Edit: There's a couple of ideas for limiting size on StackOverflow. The wget specific one is -Q for quota, which you'd want to set conservatively in case there's one huge file somewhere, since it only checks between individual downloads.

Looks like there's a --load-cookies option that will read a browser export of cookies from a file, as well as load POST data and save cookie options if you want to do something interactive that way.

Edit edit: What I'm remembering is actually adding headers, like this.

[–] evenwicht@lemmy.sdf.org 1 points 8 months ago* (last edited 8 months ago) (1 children)

wget has a --load-cookies file option. It wants the original Netscape cookie file format. Depending on your GUI browser you may have to convert it. I recall in one case I had to parse the session ID out of a cookie file then build the expected format around it. I don’t recall the circumstances.
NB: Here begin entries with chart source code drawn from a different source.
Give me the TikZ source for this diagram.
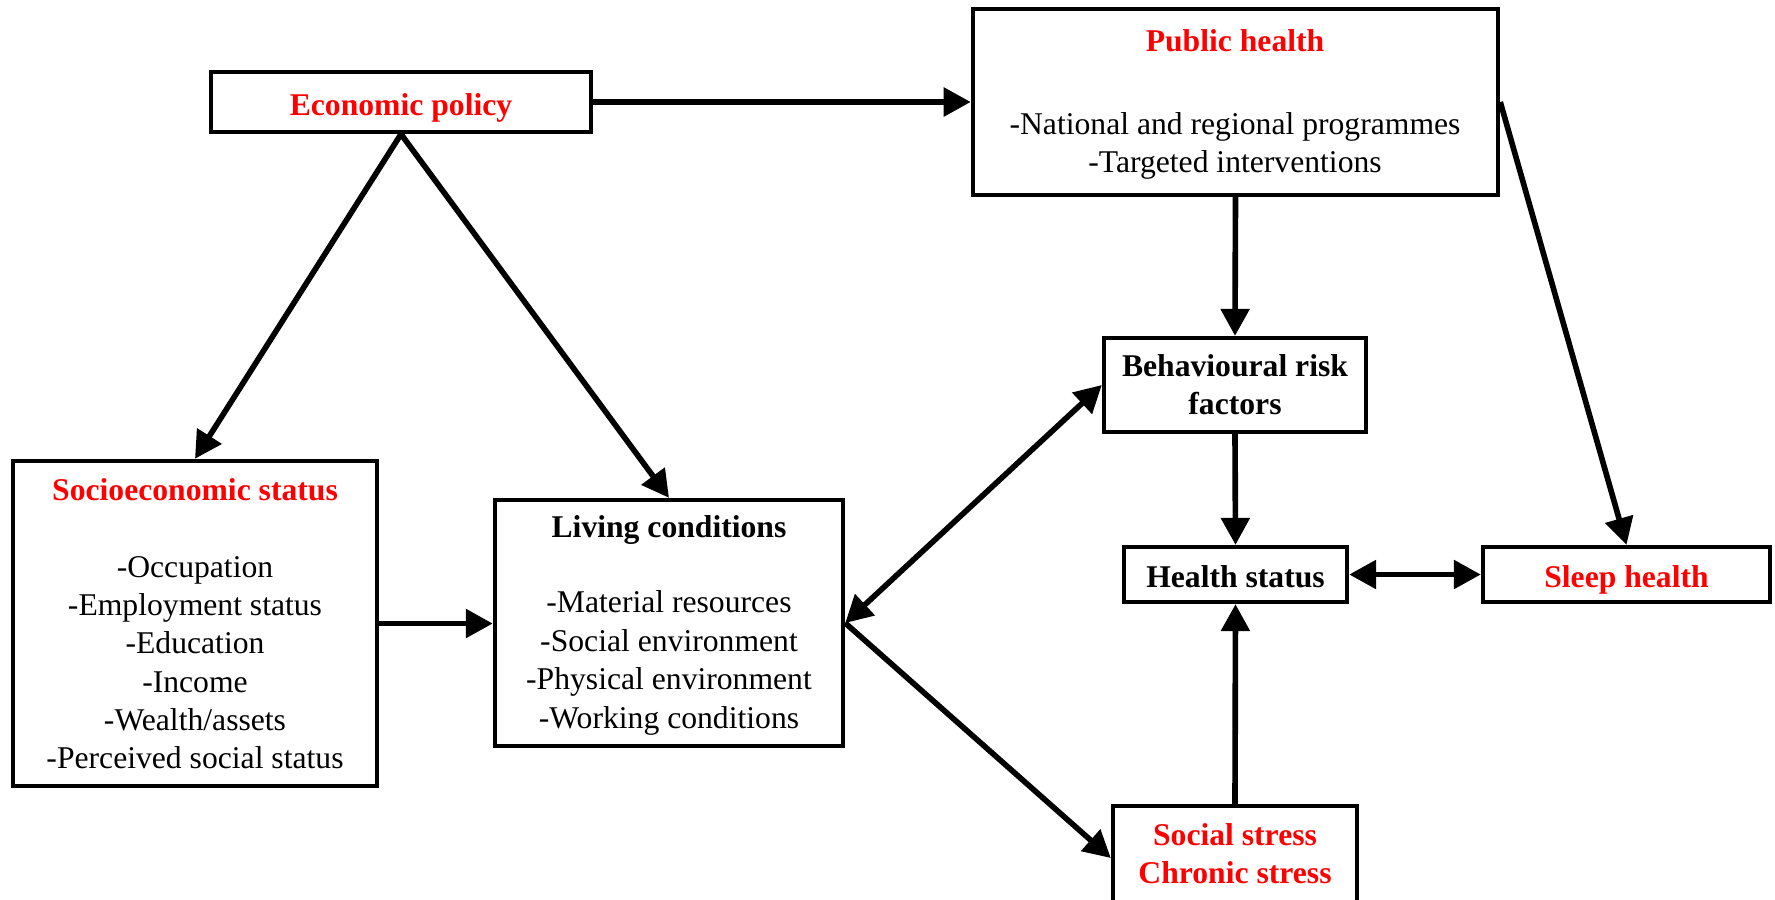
\documentclass[tikz,border=0pt]{standalone}
\usepackage{fontspec}
\setmainfont{Liberation Serif}
\usetikzlibrary{arrows.meta}
\definecolor{rd}{RGB}{255,0,0}
\begin{document}
\begin{tikzpicture}[x=0.01cm,y=-0.01cm,
  box/.style={draw=black,line width=1.2pt,fill=white,inner sep=0pt},
  txt/.style={font=\fontsize{9}{10.8}\selectfont,inner sep=0pt,align=center},
  ttl/.style={font=\fontsize{9}{10.8}\selectfont\bfseries,inner sep=0pt,align=center},
  redttl/.style={ttl,text=rd},
  arr/.style={line width=1.6pt,-{Triangle[length=0.27cm,width=0.28cm]}},
  darr/.style={line width=1.6pt,{Triangle[length=0.27cm,width=0.28cm]}-{Triangle[length=0.27cm,width=0.28cm]}}]
\clip (0,0) rectangle (1775,899);
\fill[white] (0,0) rectangle (1775,899);

% boxes
\node[box,minimum width=3.80cm,minimum height=0.60cm] (ep) at (401,102) {};
\node[redttl,anchor=base] (eptxt) at (401,115) {Economic policy};
\node[box,minimum width=5.25cm,minimum height=1.86cm] (ph) at (1235.5,102) {};
\node[redttl] (phttl) at (1235,41) {Public health};
\node[txt] (phtxt) at (1235,146) {-National and regional programmes\\-Targeted interventions};

\node[box,ttl,minimum width=2.62cm,minimum height=0.94cm] (beh) at (1235,385) {Behavioural risk\\factors};
\node[box,minimum width=2.23cm,minimum height=0.55cm] (hs) at (1235.5,574.5) {};
\node[ttl,anchor=base] (hstxt) at (1235.5,587) {Health status};
\node[box,minimum width=2.87cm,minimum height=0.55cm] (sl) at (1626.5,574.5) {};
\node[redttl,anchor=base] (sltxt) at (1626.5,587) {Sleep health};

\node[box,minimum width=2.44cm,minimum height=1.04cm] (ss) at (1235,858) {};
\node[redttl] (sstxt) at (1235,854) {Social stress\\Chronic stress};

\node[box,minimum width=3.64cm,minimum height=3.25cm] (ses) at (195,623.5) {};
\node[redttl] (sesttl) at (195,490) {Socioeconomic status};
\node[txt,font=\fontsize{9}{10.9}\selectfont] (sestxt) at (195,662.5) {-Occupation\\-Employment status\\-Education\\-Income\\-Wealth/assets\\-Perceived social status};

\node[box,minimum width=3.48cm,minimum height=2.46cm] (lc) at (669,623) {};
\node[ttl] (lcttl) at (669,530) {Living conditions};
\node[txt,font=\fontsize{9}{10.95}\selectfont] (lctxt) at (669,663) {-Material resources\\-Social environment\\-Physical environment\\-Working conditions};

% connectors
\draw[arr] (ep) -- (ph);
\draw[arr] (ep.south) -- (ses.north);
\draw[arr] (ep.south) -- (lc.north);
\draw[arr] (ses.east) -- (ses.east -| lc.west);
\draw[darr] (lc.east) -- (beh.west);
\draw[arr] (lc.east) -- (ss.west);
\draw[arr] (ph.south) -- (beh.north);
\draw[arr] (beh.south) -- (hs.north);
\draw[arr] (ss.north) -- (hs.south);
\draw[darr] (hs.east) -- (sl.west);
\draw[arr] (ph.east) -- (sl.north);
\end{tikzpicture}
\end{document}
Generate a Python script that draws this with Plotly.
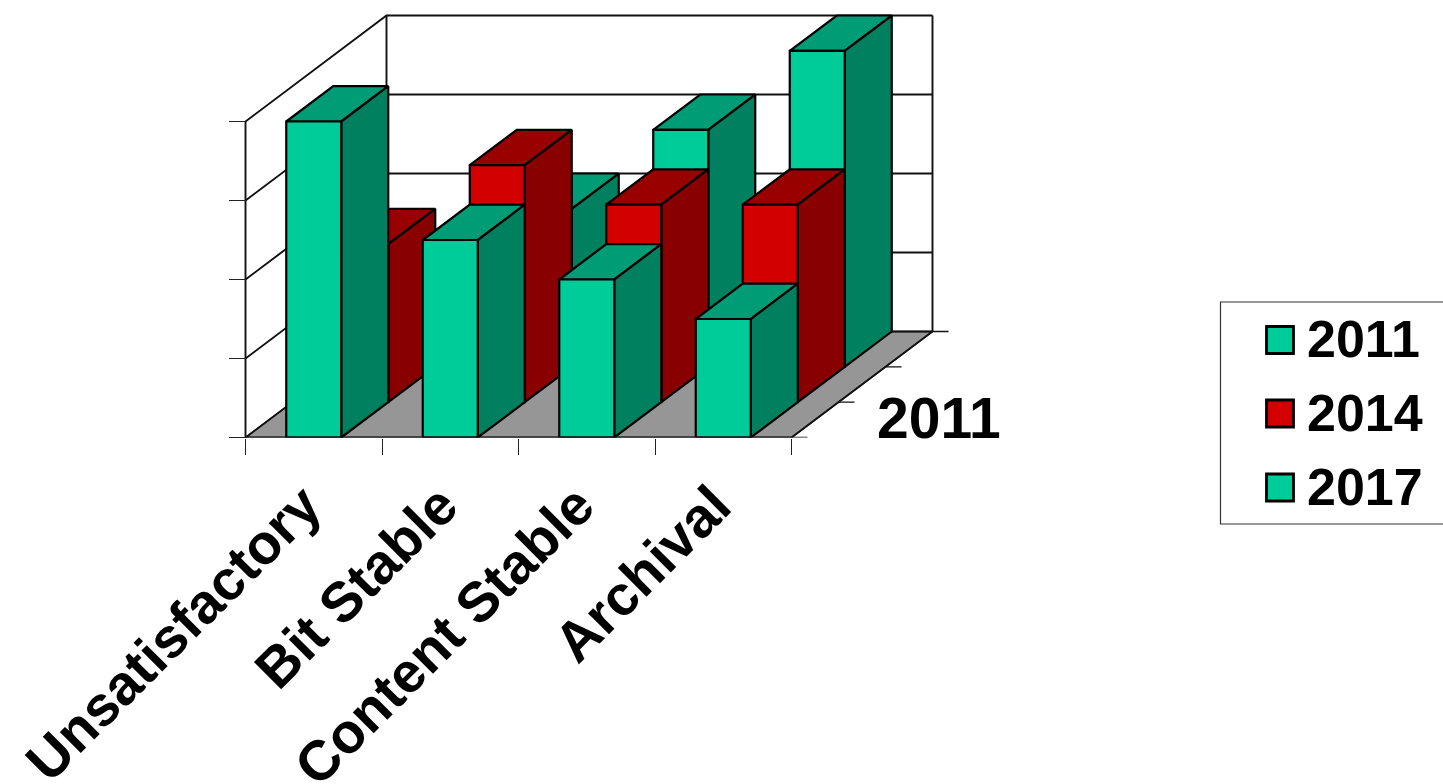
import plotly.graph_objects as go

categories = ["Unsatisfactory", "Bit Stable", "Content Stable", "Archival"]
years = ["2011", "2014", "2017"]
values_2011 = [4, 2.5, 2, 1.5]
values_2014 = [2, 3, 2.5, 2.5]
values_2017 = [1, 2, 3, 4]
value_ticks = [0, 1, 2, 3, 4]

series = [values_2011, values_2014, values_2017]
palette = [
    dict(front="#00CC99", top="#009C75", side="#00805F"),
    dict(front="#D20000", top="#990000", side="#880000"),
    dict(front="#00CC99", top="#009C75", side="#00805F"),
]

W, H = 1443, 784
X0, Y0, CAT, UNIT = 245.5, 437.5, 136.5, 79.0
DX = 47.0 / CAT      # category units per depth row
DY = 35.33 / UNIT    # value units per depth row
HALF = 27.5 / CAT    # half bar width

def proj(x, y, d):
    return x + d * DX, y + d * DY

def poly(pts):
    xs, ys = [], []
    for x, y, d in pts + pts[:1]:
        px, py = proj(x, y, d)
        xs.append(px)
        ys.append(py)
    return xs, ys

def line_trace(fig, pts, width=1.6, color="#111111"):
    xs, ys = [], []
    for seg in pts:
        for x, y, d in seg:
            px, py = proj(x, y, d)
            xs.append(px)
            ys.append(py)
        xs.append(None)
        ys.append(None)
    fig.add_trace(go.Scatter(x=xs, y=ys, mode="lines", line=dict(color=color, width=width),
                             hoverinfo="skip", showlegend=False, cliponaxis=False))

fig = go.Figure()
ncat = len(categories)
ytop = value_ticks[-1]
nrow = len(years)

# floor
fx, fy = poly([(0, 0, 0), (ncat, 0, 0), (ncat, 0, nrow), (0, 0, nrow)])
fig.add_trace(go.Scatter(x=fx, y=fy, mode="lines", fill="toself", fillcolor="#969696",
                         line=dict(color="#222222", width=1.5), hoverinfo="skip",
                         showlegend=False, cliponaxis=False))

# walls and gridlines
segs = []
for v in value_ticks:
    segs.append([(0, v, 0), (0, v, nrow), (ncat, v, nrow)])
segs.append([(0, 0, 0), (0, ytop, 0)])
segs.append([(0, 0, nrow), (0, ytop, nrow)])
segs.append([(ncat, 0, nrow), (ncat, ytop, nrow)])
line_trace(fig, segs, width=1.9)

# bars, back row first
for r in range(nrow - 1, -1, -1):
    for face in ("top", "side", "front"):
        xs, ys = [], []
        for i, v in enumerate(series[r]):
            l, rr = i + 0.5 - HALF, i + 0.5 + HALF
            if face == "front":
                p = [(l, 0, r), (rr, 0, r), (rr, v, r), (l, v, r)]
            elif face == "top":
                p = [(l, v, r), (rr, v, r), (rr, v, r + 1), (l, v, r + 1)]
            else:
                p = [(rr, 0, r), (rr, v, r), (rr, v, r + 1), (rr, 0, r + 1)]
            a, b = poly(p)
            xs += a + [None]
            ys += b + [None]
        fig.add_trace(go.Scatter(x=xs, y=ys, mode="lines", fill="toself",
                                 fillcolor=palette[r][face], name=f"{years[r]} {face}",
                                 line=dict(color="#000000", width=2.2),
                                 hoverinfo="skip", showlegend=False, cliponaxis=False))

# front baseline and depth axis
line_trace(fig, [[(0, 0, 0), (ncat, 0, 0), (ncat, 0, nrow)]], width=1.9)
tick_dx = 16.0 / CAT
line_trace(fig, [[(ncat, 0, d), (ncat + tick_dx, 0, d)] for d in range(nrow + 1)], width=1.4)

def px(x):
    return x / W

def py(y):
    return 1 - y / H

FONT = "Liberation Sans"
# depth label
fig.add_annotation(x=(938.5 - X0) / CAT, y=(Y0 - 418) / UNIT, text=f"<b>{years[0]}</b>", showarrow=False,
                   font=dict(family=FONT, size=57, color="#000000"), xanchor="center", yanchor="middle")

# legend box
shapes = [dict(type="rect", xref="paper", yref="paper", x0=px(1220.5), x1=px(1450), y0=py(524), y1=py(302),
               line=dict(color="#333333", width=1.2), fillcolor="#FFFFFF")]
rows_y = [340, 413.5, 487.5]
for yr, cy, col in zip(years, rows_y, palette):
    shapes.append(dict(type="rect", xref="paper", yref="paper", x0=px(1266.5), x1=px(1293.5),
                       y0=py(cy + 13.5), y1=py(cy - 13.5),
                       line=dict(color="#000000", width=2.8), fillcolor=col["front"]))
    fig.add_annotation(xref="paper", yref="paper", x=px(1305), y=py(cy - 1), text=f"<b>{yr}</b>",
                       showarrow=False, xanchor="left", yanchor="middle",
                       font=dict(family=FONT, size=52, color="#000000"))

fig.update_layout(
    width=W, height=H, margin=dict(l=0, r=0, t=0, b=0), showlegend=False,
    paper_bgcolor="#FFFFFF", plot_bgcolor="#FFFFFF", shapes=shapes,
    font=dict(family=FONT, color="#000000"),
    xaxis=dict(range=[-X0 / CAT, (W - X0) / CAT], domain=[0, 1], showgrid=False, zeroline=False,
               showline=False, tickmode="array",
               tickvals=[i + 0.5 for i in range(ncat)],
               ticktext=[f"<b>{c}</b>" for c in categories],
               tickangle=-45, ticks="", tickfont=dict(family=FONT, size=56, color="#000000"),
               ticklabelstandoff=23, ticklabelshift=-9,
               minor=dict(tickmode="array", tickvals=list(range(ncat + 1)), ticks="outside",
                          ticklen=16, tickwidth=1.4, tickcolor="#222222", showgrid=False),
               automargin=False),
    yaxis=dict(range=[0, Y0 / UNIT], domain=[(H - Y0) / H, 1], anchor="free", position=X0 / W,
               showgrid=False, zeroline=False, showline=False, tickmode="array",
               tickvals=value_ticks, showticklabels=False, ticks="outside", ticklen=17,
               tickwidth=1.4, tickcolor="#222222", automargin=False),
)

fig.write_html("out.html", config=dict(displayModeBar=False),
               post_script="document.body.style.margin='0';document.body.style.overflow='hidden';")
Another problem: some anti-bot mechanisms crudely look at user-agent headers and block curl attempts on that basis alone.

(edit) when cookies are not an issue, wkhtmltopdf is a good way to get a PDF of a webpage. So you could have a script do a wget to get the HTML faithfully, and wkhtmltopdf to get a PDF, then pdfattach to put the HTML inside the PDF.

(edit2) It’s worth noting there is a project called curl-impersonate which makes curl look more like a GUI browser to get more equal treatment. I think they go as far as adding a javascript engine or something.

[–] CanadaPlus@lemmy.sdf.org 2 points 8 months ago

Ah, looks like you beat my edit by a few seconds.

Good to know about the Netscape thing. It looks like Firefox (still, being a successor to NS) does it that way, and Chrome can do it that way. If you're using a true third option you probably don't need my help.

For the sake of completeness, on Tor Browser you have to copy the SQLite database from the browser directory, since it's too locked down to just export the normal way. Then I'd try just subbing it in on an offline Firefox instance and proceeding the normal way. And obviously, use wget over torsocks as well.